Sarah: It sure sounds like you do (smile). Still on the same line of thought, if you could re-invent other areas of your life, which would you give a makeover right now– your leisure, family, or private life? Whichever you pick, tell us why, please.

Andreas: Talking about life balance I am about reinventing a couple of areas again. But this is a lifelong process, not a short-term one. In the year 2002, for example, I had so much stress and pressure and so I reduced my physical activities, engaged in bad nutrition habits and gained more than 20 kg of weight within a couple of years. I was in a bad shape, mentally and physically. When I realized the consequences of my derailment in 2005 I changed my nutrition concept dramatically, started martial arts and meditation again and lost 24 kg. I have kept this ideal weight to date by understanding its necessity, and I must say that I am having fun constantly working on it. Basically, the change in lifestyle is a constant one. And so I am always questioning myself in an appreciative and respectful way about the key to a happy and fulfilled life. And I do this by keeping these different plates on constant check at the back of my mind — job, family, body and mind, and “just for me”- and giving them the dedicated amount of energy and time needed in order to keep turning and in balance.

Sarah: Much as I hate to say it, Andreas, our time together has come to an end, unfortunately. However, one final question before we wrap, please. If you could give one piece of advice to someone struggling to find his or her footing in the training and coaching profession what would it be?

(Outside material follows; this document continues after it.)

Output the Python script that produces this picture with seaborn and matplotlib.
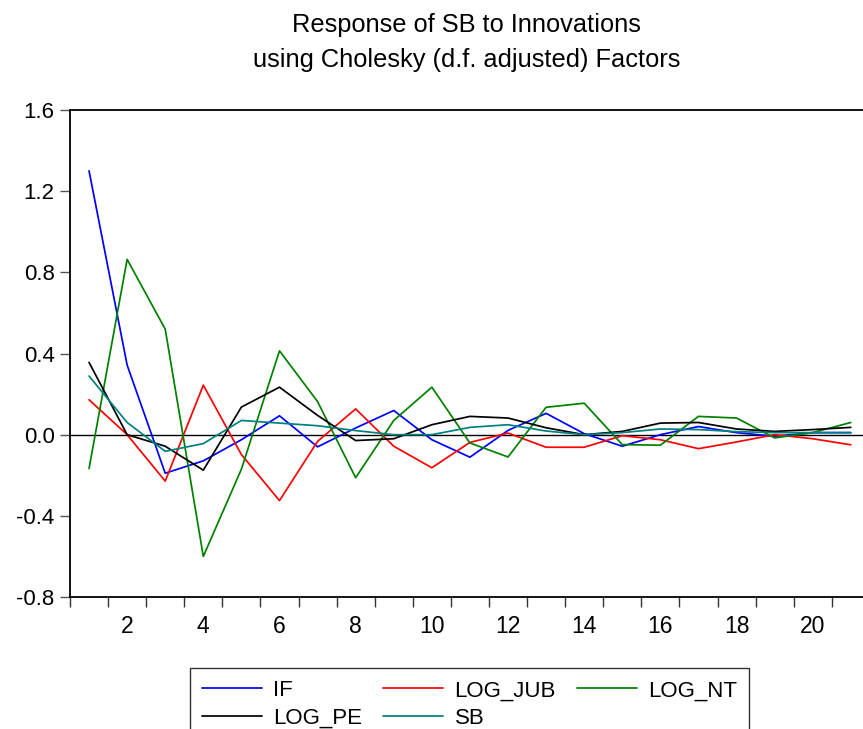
import matplotlib
matplotlib.use("Agg")
import matplotlib.pyplot as plt
import seaborn as sns
import pandas as pd
from matplotlib.lines import Line2D

periods = list(range(1, 22))
if_vals = [1.30, 0.343, -0.19, -0.129, -0.025, 0.093, -0.06, 0.033, 0.119, -0.025,
           -0.111, 0.021, 0.105, 0.005, -0.057, 0.0, 0.04, 0.01, -0.008, 0.01, 0.01]
log_jub = [0.172, 0.0, -0.229, 0.244, -0.098, -0.325, -0.033, 0.127, -0.057, -0.163,
           -0.038, 0.008, -0.062, -0.062, -0.005, -0.025, -0.069, -0.036, 0.0, -0.02, -0.05]
log_nt = [-0.167, 0.864, 0.52, -0.60, -0.17, 0.413, 0.163, -0.212, 0.07, 0.234,
          -0.041, -0.11, 0.135, 0.155, -0.049, -0.052, 0.09, 0.082, -0.016, 0.01, 0.06]
log_pe = [0.356, 0.0, -0.057, -0.175, 0.136, 0.234, 0.095, -0.029, -0.02, 0.049,
          0.09, 0.082, 0.034, 0.0, 0.016, 0.057, 0.06, 0.028, 0.016, 0.025, 0.036]
sb = [0.289, 0.06, -0.082, -0.044, 0.07, 0.057, 0.044, 0.02, 0.0, 0.0,
      0.036, 0.049, 0.018, 0.0, 0.01, 0.028, 0.025, 0.015, 0.01, 0.01, 0.01]

series_names = ["IF", "LOG_JUB", "LOG_NT", "LOG_PE", "SB"]
series_vals = [if_vals, log_jub, log_nt, log_pe, sb]
colors = {"IF": "#0000FF", "LOG_JUB": "#FF0000", "LOG_NT": "#008000",
          "LOG_PE": "#000000", "SB": "#008080"}
y_ticks = [-0.8, -0.4, 0.0, 0.4, 0.8, 1.2, 1.6]
x_labels = [2, 4, 6, 8, 10, 12, 14, 16, 18, 20]
title_lines = ["Response of SB to Innovations",
               "using Cholesky (d.f. adjusted) Factors"]

rows = []
for name, vals in zip(series_names, series_vals):
    for p, v in zip(periods, vals):
        rows.append({"period": p, "value": v, "series": name})
df = pd.DataFrame(rows)

sns.set_theme(style="white")
plt.rcParams["font.family"] = ["Liberation Sans", "DejaVu Sans"]
plt.rcParams["axes.unicode_minus"] = False
plt.rcParams["text.color"] = "black"
plt.rcParams["xtick.labelcolor"] = "black"
plt.rcParams["ytick.labelcolor"] = "black"

fig = plt.figure(figsize=(8.63, 7.29), dpi=100)
ax = fig.add_axes([70 / 863, 1 - 597 / 729, 1 - 70 / 863, (597 - 110) / 729])

ax.axhline(0, color="black", lw=1.0, zorder=1)
sns.lineplot(data=df, x="period", y="value", hue="series", palette=colors,
             hue_order=series_names, linewidth=1.25, ax=ax, legend=False, zorder=2)

ax.set_xlim(0.5, 21.32)
ax.set_ylim(-0.8, 1.6)
ax.set_xlabel("")
ax.set_ylabel("")

ax.set_yticks(y_ticks)
ax.set_yticklabels([f"{t:.1f}" for t in y_ticks])
ax.set_xticks([i + 0.5 for i in range(0, 21)])
ax.set_xticklabels([])
ax.set_xticks(x_labels, minor=True)
ax.set_xticklabels([str(v) for v in x_labels], minor=True)

ax.tick_params(axis="y", which="major", direction="out", length=7, width=1,
               color="#555555", pad=4, labelsize=16, left=True, labelcolor="black")
ax.tick_params(axis="x", which="major", direction="out", length=7, width=1,
               color="#333333", bottom=True)
ax.tick_params(axis="x", which="minor", length=0, pad=13, labelsize=16.5,
               bottom=True, labelcolor="black")

for s in ["left", "bottom", "top"]:
    ax.spines[s].set_visible(True)
    ax.spines[s].set_color("black")
    ax.spines[s].set_linewidth(1.3)
ax.spines["right"].set_visible(False)

cx = (70 + 863) / 2 / 863
fig.text(cx, 1 - 32 / 729, title_lines[0], ha="center", va="baseline",
         fontsize=18.3, color="black")
fig.text(cx, 1 - 67 / 729, title_lines[1], ha="center", va="baseline",
         fontsize=18.3, color="black")

order = ["IF", "LOG_PE", "LOG_JUB", "SB", "LOG_NT"]
handles = [Line2D([0], [0], color=colors[n], lw=1.25) for n in order]
leg = fig.legend(handles, order, loc="upper left",
                 bbox_to_anchor=(190 / 863, 1 - 668 / 729), ncol=3,
                 fontsize=16, frameon=True, fancybox=False, handlelength=2.7,
                 handletextpad=0.5, columnspacing=0.95, borderpad=0.55,
                 labelspacing=0.3, borderaxespad=0, labelcolor="black")
leg.get_frame().set_edgecolor("black")
leg.get_frame().set_linewidth(1.0)

fig.savefig("out.png", dpi=100)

Andreas: Become visible and keep doing your things. Visibility in our days is key. Also, don’t give up. Success is a simple formula consisting of three variables: will x belief x consistency. If one of them equals zero, the whole equation becomes zero. The best ideas never become big if they are not visible. Generations Y and Z have the best opportunities to do so because they are digital natives. If you are, use these skills. If you aren’t, find people that can help you.

Sarah: And with that, we have a wrap! Thank you very much for sharing your thoughts with my readers and me, Andreas. It‘s been very inspiring listening to you.

Andreas: Thanks, Sarah. It was a pleasure sharing these insights with you and your readers.